To do this, I would need access to human tumor samples, and I wanted to continue to pair my thinking in the lab and what I see in my microscopes with what pathologists see in human cancers in the microscope everyday. As a result, I knew that I would need to work in the context of a cancer center. And what more perfect place than Memorial Sloan-Kettering? Alan Hall, who chairs the Cell Biology Program at Sloan-Kettering Institute, has a remarkable reputation and when the position in the program became available, I realized that it was my dream job. When I was offered an opportunity to join, I canceled all of my other second interviews at other places because this is where I wanted to be.

Now, in the short term, the challenge is to see where this entosis project will lead. I would like to understand its clinical relevance for cancer. It is both a unique opportunity and a great responsibility. To do this I have three specific research goals. First, I hope to further characterize the mechanism of entosis by examining in much more detail how these unusual cell-in-cell structures form. Second, I would like to examine the cell death mechanism of internalized cells. This includes understanding what triggers an internalized cell to die, the mechanisms that execute the cell death process, and the contributions of inner vs. outer cells to cell death. And, third, and most important, I plan to examine the role of cell-in-cell formation in tumorigenesis, which will involve studies to inhibit or promote entosis in order to examine its effect on tumor growth and progression, both in vitro and in vivo.

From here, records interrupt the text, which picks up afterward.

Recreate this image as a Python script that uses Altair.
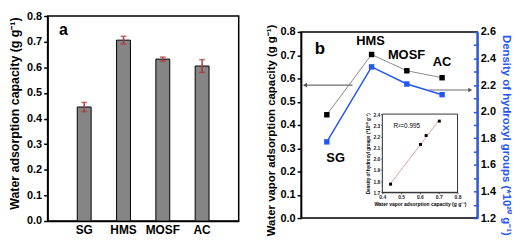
import altair as alt
import pandas as pd

# ---------------- data ----------------
samples = ["SG", "HMS", "MOSF", "AC"]

# panel a
water_capacity = [0.445, 0.706, 0.632, 0.605]
water_error = [0.018, 0.015, 0.008, 0.025]
letter_a_pos = [0.083, 0.745]   # (fraction of width, capacity units)

# panel b
sample_x = [0.73, 2.0, 3.0, 4.0]
vapor_capacity = [0.444, 0.703, 0.633, 0.603]
hydroxyl_density = [1.773, 2.337, 2.208, 2.128]
label_x = [0.98, 1.97, 2.99, 4.0]
label_y = [0.26, 0.762, 0.702, 0.672]
letter_b_pos = [0.53, 0.728]

left_arrow_x = [0.11, 1.46]
left_arrow_y = [0.571]
right_arrow_x = [3.62, 4.80]
right_arrow_y = [2.163]

# inset
r2_text = ["R²=0.995"]
r2_x = [0.46]
r2_y = [2.289]

left_ticks = [0.0, 0.1, 0.2, 0.3, 0.4, 0.5, 0.6, 0.7, 0.8]
right_ticks = [1.2, 1.3, 1.4, 1.5, 1.6, 1.7, 1.8, 1.9, 2.0, 2.1, 2.2, 2.3, 2.4, 2.5, 2.6]
inset_x_ticks = [0.4, 0.5, 0.6, 0.7, 0.8]
inset_y_ticks = [1.7, 1.8, 1.9, 2.0, 2.1, 2.2, 2.3, 2.4]

FONT = "Liberation Sans"
BLUE = "#2457f5"
RED = "#b03535"
GRAY = "#8a8a8a"

# ---------------- panel a ----------------
W_A, H_A = 193, 207
df_a = pd.DataFrame({"sample": samples, "value": water_capacity, "err": water_error})

x_a = alt.X(
    "sample:N", sort=samples, title=None,
    scale=alt.Scale(paddingInner=0.647, paddingOuter=0.755),
    axis=alt.Axis(labelAngle=0, labelFontSize=12, labelFontWeight="bold", labelColor="black",
                  ticks=False, labelPadding=4, domainColor="black", domainWidth=1.5,
                  minExtent=0),
)
TITLE_A = "Water adsorption capacity (g g⁻¹)"
ya_scale = alt.Scale(domain=[0, 0.8], nice=False)
ya_axis = alt.Axis(values=left_ticks, format=".1f", labelFontSize=11, labelFontWeight="bold",
                   labelColor="black", tickColor="black", tickSize=4, tickWidth=1.5,
                   domainColor="black", domainWidth=1.5, grid=False, labelFlush=False,
                   titleFontSize=12.5, titleFontWeight="bold", titleColor="black",
                   titleX=-33, titleY=98, titleBaseline="middle", titleAngle=270, minExtent=0)


def ya(field):
    return alt.Y(field, scale=ya_scale, axis=ya_axis, title=TITLE_A)


base_a = alt.Chart(df_a).transform_calculate(
    lo="datum.value - datum.err", hi="datum.value + datum.err"
)
bars = base_a.mark_bar(fill="#858585", stroke="black", strokeWidth=1).encode(
    x=x_a, y=ya("value:Q"))
err_rule = base_a.mark_rule(color=RED, strokeWidth=1.5).encode(x=x_a, y=ya("lo:Q"), y2="hi:Q")
cap_lo = base_a.mark_tick(color=RED, size=6, thickness=1.5).encode(x=x_a, y=ya("lo:Q"))
cap_hi = base_a.mark_tick(color=RED, size=6, thickness=1.5).encode(x=x_a, y=ya("hi:Q"))

df_la_txt = pd.DataFrame({"x": [letter_a_pos[0]], "y": [letter_a_pos[1]], "t": ["a"]})
letter_a = alt.Chart(df_la_txt).mark_text(fontSize=16, fontWeight="bold", color="black").encode(
    x=alt.X("x:Q", scale=alt.Scale(domain=[0, 1], nice=False), axis=None),
    y=ya("y:Q"), text="t:N")

panel_a = alt.layer(
    alt.layer(bars, err_rule, cap_lo, cap_hi), letter_a
).resolve_scale(x="independent").properties(
    width=W_A, height=H_A,
    view=alt.ViewBackground(stroke="black", strokeWidth=1.5),
)

# ---------------- panel b ----------------
W_B, H_B = 178, 188
df_b = pd.DataFrame({"sample": samples, "x": sample_x, "vapor": vapor_capacity,
                     "density": hydroxyl_density, "lx": label_x, "ly": label_y})
df_la = pd.DataFrame({"x1": [left_arrow_x[0]], "x2": [left_arrow_x[1]], "y": left_arrow_y})
df_ra = pd.DataFrame({"x1": [right_arrow_x[0]], "x2": [right_arrow_x[1]], "y": right_arrow_y})
df_lb_txt = pd.DataFrame({"x": [letter_b_pos[0]], "y": [letter_b_pos[1]], "t": ["b"]})

xb_scale = alt.Scale(domain=[0, 5], nice=False)


def xb(field):
    return alt.X(field, scale=xb_scale, axis=None)


TITLE_BL = "Water vapor adsorption capacity (g g⁻¹)"
TITLE_BR = "Density of hydroxyl groups (*10²⁰ g⁻¹)"
yl_scale = alt.Scale(domain=[0, 0.8], nice=False)
yl_axis = alt.Axis(orient="left", values=left_ticks, format=".1f", labelFontSize=11,
                   labelFontWeight="bold", labelColor="black", tickColor="black", tickSize=4,
                   tickWidth=1.5, domainColor="black", domainWidth=1.5, grid=False,
                   labelFlush=False, titleFontSize=11.5, titleFontWeight="bold",
                   titleColor="black", titleX=-30, titleY=99, titleBaseline="middle",
                   titleAngle=270, minExtent=0)
yr_scale = alt.Scale(domain=[1.2, 2.6], nice=False, zero=False)
yr_axis = alt.Axis(orient="right", values=right_ticks,
                   labelExpr="round(datum.value * 10) % 2 == 0 ? format(datum.value, '.1f') : ''",
                   labelFontSize=11, labelFontWeight="bold", labelColor="black", ticks=False,
                   labelPadding=3, domainColor=BLUE, domainWidth=2, grid=True, gridColor=BLUE,
                   gridWidth=1.5, gridDash=[4, 1000], labelFlush=False, labelOverlap=False,
                   titleFontSize=11.5, titleFontWeight="bold", titleColor=BLUE,
                   titleX=28, titleY=104, titleBaseline="middle", titleAngle=90, minExtent=0)


def yl(field):
    return alt.Y(field, scale=yl_scale, axis=yl_axis, title=TITLE_BL)


def yr(field):
    return alt.Y(field, scale=yr_scale, axis=yr_axis, title=TITLE_BR)


black_line = alt.Chart(df_b).mark_line(color=GRAY, strokeWidth=1).encode(x=xb("x:Q"), y=yl("vapor:Q"))
black_pts = alt.Chart(df_b).mark_point(shape="square", filled=True, size=30, color="black",
                                       opacity=1).encode(x=xb("x:Q"), y=yl("vapor:Q"))
name_labels = alt.Chart(df_b).mark_text(fontSize=13, fontWeight="bold", color="black").encode(
    x=xb("lx:Q"), y=yl("ly:Q"), text="sample:N")
letter_b = alt.Chart(df_lb_txt).mark_text(fontSize=17, fontWeight="bold", color="black").encode(
    x=xb("x:Q"), y=yl("y:Q"), text="t:N")
la_rule = alt.Chart(df_la).mark_rule(color="#6e6e6e", strokeWidth=1.2).encode(
    x=xb("x1:Q"), x2="x2:Q", y=yl("y:Q"))
la_head = alt.Chart(df_la).mark_point(shape="triangle-left", filled=True, size=22,
                                      color="#555555", opacity=1).encode(x=xb("x1:Q"), y=yl("y:Q"))

blue_line = alt.Chart(df_b).mark_line(color=BLUE, strokeWidth=1.5).encode(x=xb("x:Q"), y=yr("density:Q"))
blue_pts = alt.Chart(df_b).mark_point(shape="square", filled=True, size=30, color=BLUE,
                                      opacity=1).encode(x=xb("x:Q"), y=yr("density:Q"))
ra_rule = alt.Chart(df_ra).mark_rule(color="#6e6e6e", strokeWidth=1.2).encode(
    x=xb("x1:Q"), x2="x2:Q", y=yr("y:Q"))
ra_head = alt.Chart(df_ra).mark_point(shape="triangle-right", filled=True, size=22,
                                      color="#555555", opacity=1).encode(x=xb("x2:Q"), y=yr("y:Q"))

left_layer = alt.layer(black_line, la_rule, la_head, black_pts, name_labels, letter_b)
right_layer = alt.layer(blue_line, ra_rule, ra_head, blue_pts)
main_b = alt.layer(left_layer, right_layer).resolve_scale(y="independent")

# ---------------- inset (drawn inside panel b) ----------------
IN_L, IN_R, IN_T, IN_B = 82, 158, 83, 162
df_in = pd.DataFrame({"capacity": vapor_capacity, "density": hydroxyl_density})
df_r2 = pd.DataFrame({"x": r2_x, "y": r2_y, "t": r2_text})
df_frame = pd.DataFrame({"x1": [inset_x_ticks[0]], "x2": [inset_x_ticks[-1]],
                         "y1": [inset_y_ticks[0]], "y2": [inset_y_ticks[-1]]})

xi_scale = alt.Scale(domain=[0.4, 0.8], nice=False, zero=False, range=[IN_L, IN_R])
yi_scale = alt.Scale(domain=[1.7, 2.4], nice=False, zero=False, range=[IN_B, IN_T])
xi_axis = alt.Axis(orient="bottom", offset=IN_B - H_B, values=inset_x_ticks, format=".1f",
                   labelFontSize=5, labelFontWeight="bold", labelColor="#222", tickSize=1.5,
                   tickWidth=0.6, tickColor="black", domainColor="black", domainWidth=0.8,
                   labelPadding=1, grid=False, labelFlush=False, titleFontSize=5,
                   titleFontWeight="bold", titleColor="black", titlePadding=2, minExtent=0)
yi_axis = alt.Axis(orient="left", offset=-IN_L, values=inset_y_ticks, format=".1f",
                   labelFontSize=5, labelFontWeight="bold", labelColor="#222", tickSize=1.5,
                   tickWidth=0.6, tickColor="black", domainColor="black", domainWidth=0.8,
                   labelPadding=1, grid=False, labelFlush=False, titleFontSize=4.6,
                   titleFontWeight="bold", titleColor="black", titlePadding=2, minExtent=0)
TITLE_IX = "Water vapor adsorption capacity (g g⁻¹)"
TITLE_IY = "Density of hydroxyl groups (*10²⁰ g⁻¹)"


def xi(field):
    return alt.X(field, scale=xi_scale, axis=xi_axis, title=TITLE_IX)


def yi(field):
    return alt.Y(field, scale=yi_scale, axis=yi_axis, title=TITLE_IY)


frame = alt.Chart(df_frame).mark_rect(fill="white", stroke="black", strokeWidth=0.8).encode(
    x=xi("x1:Q"), x2="x2:Q", y=yi("y1:Q"), y2="y2:Q")
fit = alt.Chart(df_in).transform_regression(
    "capacity", "density", extent=[min(vapor_capacity), max(vapor_capacity)]
).mark_line(color="#d98a84", strokeWidth=0.8).encode(x=xi("capacity:Q"), y=yi("density:Q"))
in_pts = alt.Chart(df_in).mark_point(shape="square", filled=True, size=9, color="black",
                                     opacity=1).encode(x=xi("capacity:Q"), y=yi("density:Q"))
r2 = alt.Chart(df_r2).mark_text(fontSize=6.5, align="left", color="black").encode(
    x=xi("x:Q"), y=yi("y:Q"), text="t:N")

inset = alt.layer(frame, fit, in_pts, r2)

panel_b = alt.layer(main_b, inset).resolve_scale(x="independent", y="independent").properties(
    width=W_B, height=H_B,
    view=alt.ViewBackground(stroke="black", strokeWidth=1.5),
)


# ---------------- layout ----------------
def spacer():
    return alt.Chart(pd.DataFrame({"v": [0]})).mark_point(opacity=0).encode(
        x=alt.X("v:Q", axis=None), y=alt.Y("v:Q", axis=None)
    ).properties(width=1, height=1, view=alt.ViewBackground(stroke="transparent"))


col_b = alt.vconcat(spacer(), panel_b, spacing=15, bounds="flush")

chart = alt.hconcat(panel_a, col_b, spacing=63, bounds="flush").properties(
    padding=0
).configure(font=FONT).configure_axis(labelFont=FONT, titleFont=FONT).configure_text(
    font=FONT).configure_title(font=FONT)

chart.save("out.html", embed_options={"renderer": "svg", "actions": False})
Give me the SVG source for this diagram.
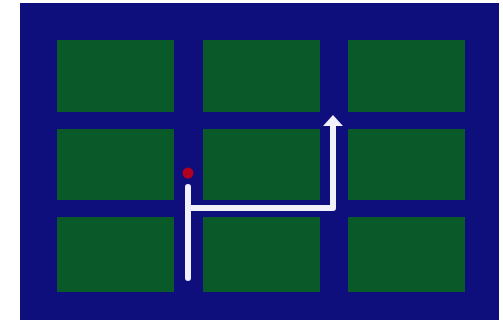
<svg xmlns="http://www.w3.org/2000/svg" width="503" height="323" viewBox="0 0 503 323">
<style>
.cell{fill:#0a5a29}
.route{fill:none;stroke:#f2f0fa;stroke-width:6;stroke-linecap:round;stroke-linejoin:round}
.head{fill:#f2f0fa}
</style>
<rect width="503" height="323" fill="#ffffff"/>
<rect id="board" x="20" y="3" width="479" height="317" fill="#0e0e7c"/>
<g id="cell-1-1"><rect class="cell" x="57" y="40" width="117" height="72"/></g>
<g id="cell-1-2"><rect class="cell" x="203" y="40" width="117" height="72"/></g>
<g id="cell-1-3"><rect class="cell" x="348" y="40" width="117" height="72"/></g>
<g id="cell-2-1"><rect class="cell" x="57" y="129" width="117" height="71"/></g>
<g id="cell-2-2"><rect class="cell" x="203" y="129" width="117" height="71"/></g>
<g id="cell-2-3"><rect class="cell" x="348" y="129" width="117" height="71"/></g>
<g id="cell-3-1"><rect class="cell" x="57" y="217" width="117" height="75"/></g>
<g id="cell-3-2"><rect class="cell" x="203" y="217" width="117" height="75"/></g>
<g id="cell-3-3"><rect class="cell" x="348" y="217" width="117" height="75"/></g>
<g id="connectors">
<path class="route" d="M188,278 L188,187"/>
<path class="route" d="M188,208 L333,208 L333,124"/>
<path class="head" d="M323,126 L333,115 L343,126 Z"/>
</g>
<g id="start"><circle cx="188" cy="173" r="5.5" fill="#b00020"/></g>
</svg>
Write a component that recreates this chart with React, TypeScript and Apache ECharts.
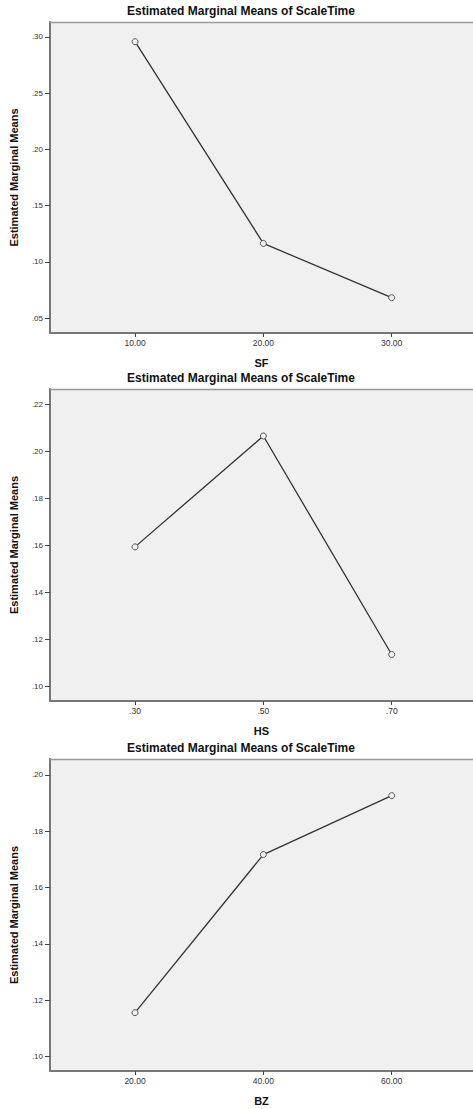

I do feel a responsibility to the patients with cancer across the street in Memorial Hospital. Some basic researchers may say that if you're in this to cure cancer, you haven't been doing this sort of research for very long -- meaning that if you are in this to cure cancer, you are naïve. But I tend to disagree. Because we have noticed something that does take place in cancer patients' tumors, it gives us hope that what we are learning here in the lab could affect patients' lives somewhere down the line. For me, that is why I do this. I want my lab to be driven with great curiosity and imagination, and to study unusual or new ideas, but always with the larger goal of sifting through these new ideas to understand whether what we are studying could be important for human disease.